A Look at the Top Robo-Advisor Services. Learn How Robo-Advisors Work and How to Find the Best One for You in 2020
Robo Advisors are a relatively new invention in the investing world and they have gained in popularity in recent years. To find out if robo advisors are smart investing tools for you and your portfolio, we’ll take a look at how they work, how they can benefit investors, the fees they charge, and we’ll take a look at the top robo advisors on the market today.
What Is a Robo Advisor?
A robo-advisor is, like the name suggests, a form of automated investment management service that requires little to no human interaction once the client makes the initial contact. Sometimes called digital financial advice, robo-advisors are executed by software that utilize mathematical rules or algorithms to calculate asset allocation and investment selection for the client.
How Do Robo Advisors Work?
The first step in working with a robo-advisor is to find the appropriate asset allocation and specific investment recommendations for the investor client. To initiate this process, the client will typically complete a risk tolerance questionnaire or similar form that requires the client to answer questions about their personal financial goals and tolerance for risk.
The investment type most often used with robo-advisory services is Exchange-Trade Funds (ETFs). The robo-advisor tool may also use other investment security types, such as stocks, bonds, mutual funds, futures, and real estate may be used. After the initial investments are selected and allocated, the robo-advisor software will make periodic adjustments over time, similar to the rebalancing process that advisors and investors do manually.
What Are the Benefits of Robo-Advisors?
The benefits of robo-advisors can be summed up in one word—automation. Whenever possible, automating one’s finances is almost always a smart financial move.
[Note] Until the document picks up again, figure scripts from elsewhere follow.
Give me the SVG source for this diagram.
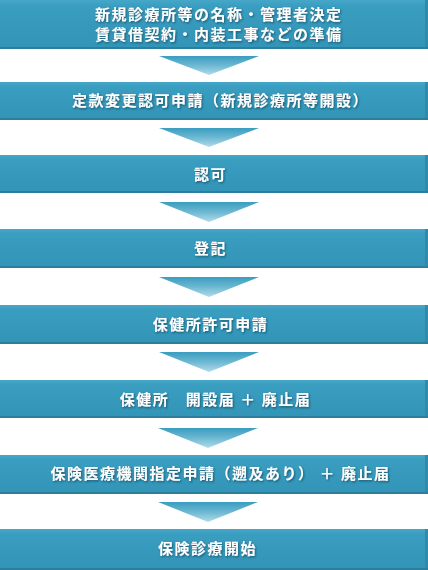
<svg xmlns="http://www.w3.org/2000/svg" width="428" height="570" viewBox="0 0 428 570">
<defs>
<linearGradient id="boxg" x1="0" y1="0" x2="0" y2="1">
<stop offset="0" stop-color="#46a7c8"/>
<stop offset="0.12" stop-color="#3a9ec1"/>
<stop offset="1" stop-color="#3294b7"/>
</linearGradient>
<linearGradient id="arrg" x1="0" y1="0" x2="0" y2="1">
<stop offset="0" stop-color="#3a9dc0"/>
<stop offset="0.5" stop-color="#6db8d2"/>
<stop offset="1" stop-color="#b2dbe9"/>
</linearGradient>
<filter id="sh" x="-10%" y="-50%" width="120%" height="200%">
<feDropShadow dx="1" dy="1.2" stdDeviation="0.9" flood-color="#123f52" flood-opacity="0.75"/>
</filter>
</defs>
<style>
.box{fill:url(#boxg);}
.bot{fill:#2b7f9d;}
.side{fill:#2f8aab;}
.arr{fill:url(#arrg);}
.t{font-family:"Noto Sans CJK JP","Noto Sans CJK SC",sans-serif;font-size:15px;font-weight:bold;fill:#ffffff;letter-spacing:1.5px;text-anchor:middle;filter:url(#sh);}
</style>
<rect width="428" height="570" fill="#ffffff"/>
<g id="connectors">
<polygon class="arr" points="159,56 259,56 209,75"/>
<polygon class="arr" points="159,128 259,128 209,147"/>
<polygon class="arr" points="159,202 259,202 209,222"/>
<polygon class="arr" points="159,277 259,277 209,297"/>
<polygon class="arr" points="159,352 259,352 209,372"/>
<polygon class="arr" points="158,428 258,428 208,448"/>
<polygon class="arr" points="158,502 258,502 208,522"/>
</g>
<g id="node1">
<rect class="box" x="0" y="0" width="428" height="49"/>
<rect class="side" x="425" y="0" width="3" height="49"/>
<rect class="bot" x="0" y="47" width="428" height="2"/>
<text class="t" x="218.8" y="20.4">新規診療所等の名称・管理者決定</text>
<text class="t" x="218.8" y="39.9">賃貸借契約・内装工事などの準備</text>
</g>
<g id="node2">
<rect class="box" x="0" y="82" width="428" height="38"/>
<rect class="side" x="425" y="82" width="3" height="38"/>
<rect class="bot" x="0" y="118" width="428" height="2"/>
<text class="t" x="220.5" y="106.4">定款変更認可申請（新規診療所等開設）</text>
</g>
<g id="node3">
<rect class="box" x="0" y="155" width="428" height="38"/>
<rect class="side" x="425" y="155" width="3" height="38"/>
<rect class="bot" x="0" y="191" width="428" height="2"/>
<text class="t" x="210.5" y="180.4">認可</text>
</g>
<g id="node4">
<rect class="box" x="0" y="229" width="428" height="39"/>
<rect class="side" x="425" y="229" width="3" height="39"/>
<rect class="bot" x="0" y="266" width="428" height="2"/>
<text class="t" x="210.5" y="254.4">登記</text>
</g>
<g id="node5">
<rect class="box" x="0" y="305" width="428" height="39"/>
<rect class="side" x="425" y="305" width="3" height="39"/>
<rect class="bot" x="0" y="342" width="428" height="2"/>
<text class="t" x="210.5" y="330.4">保健所許可申請</text>
</g>
<g id="node6">
<rect class="box" x="0" y="380" width="428" height="38"/>
<rect class="side" x="425" y="380" width="3" height="38"/>
<rect class="bot" x="0" y="416" width="428" height="2"/>
<text class="t" x="215.5" y="404.9">保健所　開設届 ＋ 廃止届</text>
</g>
<g id="node7">
<rect class="box" x="0" y="455" width="428" height="39"/>
<rect class="side" x="425" y="455" width="3" height="39"/>
<rect class="bot" x="0" y="492" width="428" height="2"/>
<text class="t" x="220.5" y="479.4">保険医療機関指定申請（遡及あり） ＋ 廃止届</text>
</g>
<g id="node8">
<rect class="box" x="0" y="529" width="428" height="41"/>
<rect class="side" x="425" y="529" width="3" height="41"/>
<rect class="bot" x="0" y="568" width="428" height="2"/>
<text class="t" x="207.5" y="554.4">保険診療開始</text>
</g>
</svg>
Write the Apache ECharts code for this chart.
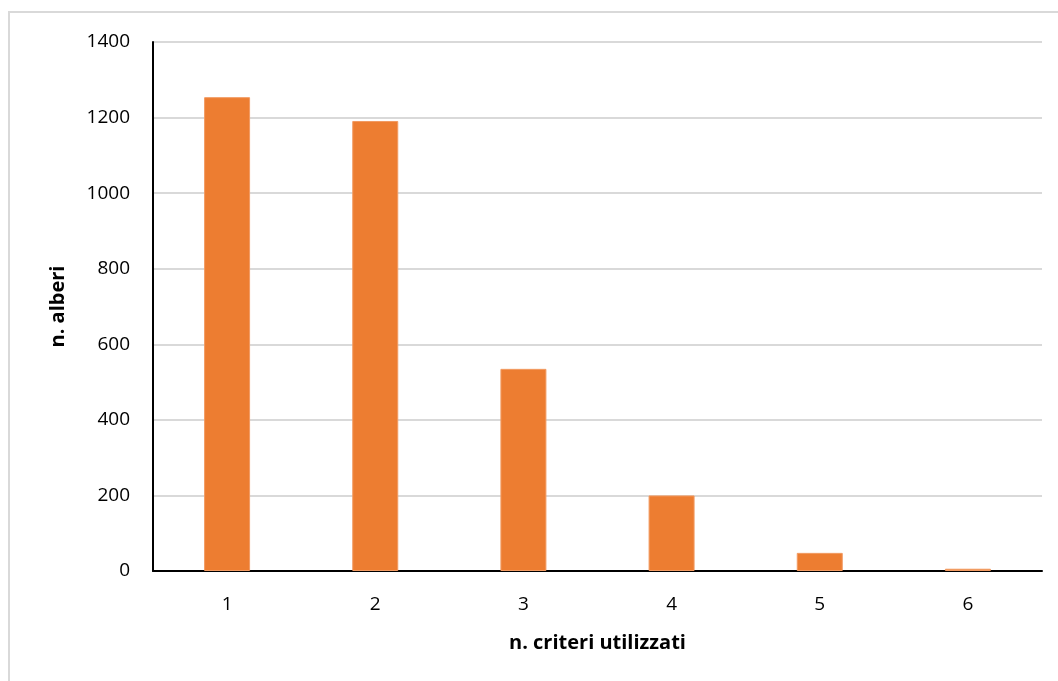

Examples of automation in personal finance include automatic deposits from payroll, systematic investment plans, and automatic rebalancing (most common with retirement accounts, such as 401(k)s).
Probably the greatest benefit or advantage of an online, automated investment service that investors can get with robo-advisors is that the removal of the human element also removes the potential of portfolio-wrecking decisions that both investors and advisors can make when overcome with damaging emotions like fear and greed.
Plenty of research and statistics show that average annual returns of portfolios are reduced by poor human judgment, such as selling in a panic or buying to chase higher returns. That’s not considering other common investing mistakes, such as holding too many income-based investments in a taxable account or paying expenses that are too high.
Which Are the Best Robo-Advisors?
Robo-advisors have been around since 2008, which is not old in the investment world, but there are already hundreds of services. While each variation of robo-advisor is similar, there are some subtle differences, including fees.
Here are some of the top robo-advisor services available on the market today, including the basics of operation and their fees:
- Vanguard Personal Advisor Services: Vanguard’s Robo-advisor model is the largest in terms of investor assets, which indicates its model may be the most appealing to the investor community. While much of the service is automated as the first Robo-advisors launched a decade ago, Vanguard adds a human element by adding a personal advisor to the mix. For a minimum account balance of $50,000 and an additional fee of 0.30 percent, investors get the automation of Robo-advisors plus a human advisor to contact with questions above and beyond the capacity of a non-human “advisor.”
- Schwab Intelligent Portfolios: Perhaps the best known Robo-advisor service, Schwab Intelligent Portfolios’ management service is built on three key components: The first is initiated by the client investor’s completion of a questionnaire that assesses the investor’s risk tolerance and their investment time horizon. The second is the construction of a portfolio of ETFs by Schwab. The third component is daily monitoring and rebalancing when necessary. There are a $5,000 initial investment minimum and $0 fees. However, ETFs do have underlying expense ratios. Therefore the cost to the investor is limited to the ETF expenses.
- Betterment: Being third in assets under management for a robo-advisor service is an amazing feat for a company without the name recognition of a Vanguard or Schwab. A pioneer in the robo-advisor industry, Betterment offers a service that can be considered a blend of Vanguard and Schwab. Betterment charges 0.25 percent but has no minimum initial investment amount. If investors prefer access to a human advisor in addition to the automated service, investors can do so with Betterment Plus and Betterment Premium. The Plus service charges 0.40 percent per year and investors get unlimited emails and one personal call per year. For 0.50 percent, investors can get the Premium service for unlimited emails and unlimited calls per year.
The question of whether or not investors need robo-advisors is a highly subjective one. It’s not much different than asking if you can do it yourself or hire a human advisor. If you are able to adhere to the simple rules of asset allocation, use index funds, automate finances where possible, use only term insurance, keep debt under control, and you won’t cross over $2 million in assets any time soon, you can certainly manage your own finances.
Investors that are capable of finding low-cost funds, diversifying assets, and avoiding errors made by human emotion can do well to invest on their own without the help of an advisor — human or not. But if an investor wants to completely remove themselves from the management of their investments, a robo advisor may be worth considering.